The third I mentioned was actually something different: I misssed getting hit by a car running a red light, that might easily have T-boned my car and killed me.

That was more of a dodging of the bullet. Nothing but chance. I suspect everyone experiences a few of those in their lives. (And those who don’t dodge them, die.)

So here’s something I’ve never talked or written about before. The biggest bullet I’ve dodged in my life.

Which is that, being gay, I survived the AIDS crisis of the 1980s and 90s, when many others did not.

And the explanation is easy enough. I was a bit slow.

As discussed elsewhere (in my memoirs), I did not have close friends growing up, at least not outside of school. In high school I did not date, did not have girlfriends (let alone boyfriends), as I gather others did. I didn’t socialize at all; never went to parties, never hung out with friends.

I was past 20 before I *realized* I was gay. It was like a light-bulb went off in my head — ah ah, that’s that answer! But what to do about it?

Even then I was a solitary person, not at all sociable. I attended UCLA as I had high school, attending classes during the day and then going home at night, staying home on weekends.

The standard, perhaps cliche, scenario of how gays meet each other is at bars. There are lots of such bars in big cities, few in smaller cities, none in small towns, which is why those who realize they are gay move away from the small towns they grew up in for the big city. In New York City, it’s Chelsea; in Los Angeles, it’s West Hollywood; in San Francisco, it’s the Castro.

But even once I had my own car, in 1982 (when I was not quite 27), I was not inclined to visit gay bars. I did a handful of times, in WeHo. But — in those days everyone smoked, which I hated; the bars were very noisy, which I hated (being a notch or two along the spectrum); and I could not hold a conversation with anyone, because of the noise and perhaps being a bit hard-of-hearing (which is why I don’t like to talk on the telephone).

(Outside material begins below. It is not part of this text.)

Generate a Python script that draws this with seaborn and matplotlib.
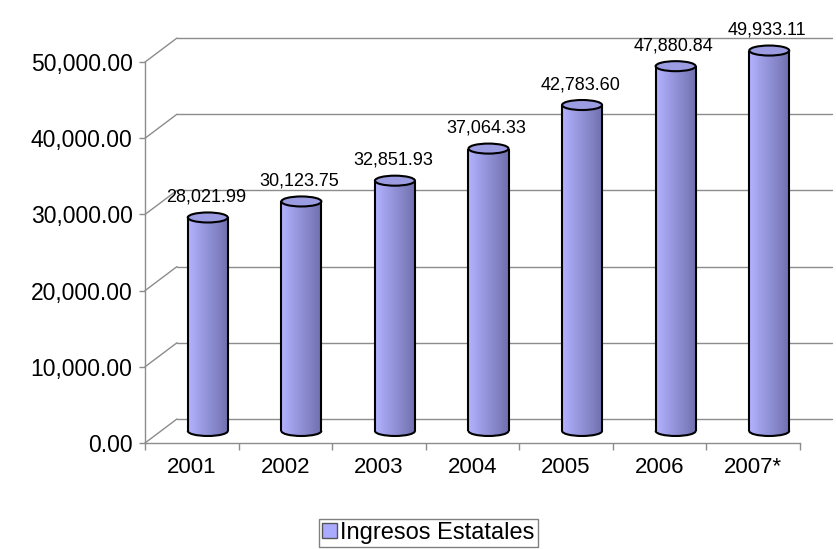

So in the ’80s I avoided the gay social scene, and thus likely saved my life. I did not get AIDS. I joined a couple social groups (gay bicyclers, gay scientists, a group of gay friends who skied at Mammoth), and met a number of guys via classified ads in the gay newspaper of the era, THE ADVOCATE. But the guys I met that way were similar to me, not the sociable, more promiscuous guys who did the bar scene.

And so I survived. Major bullet dodged.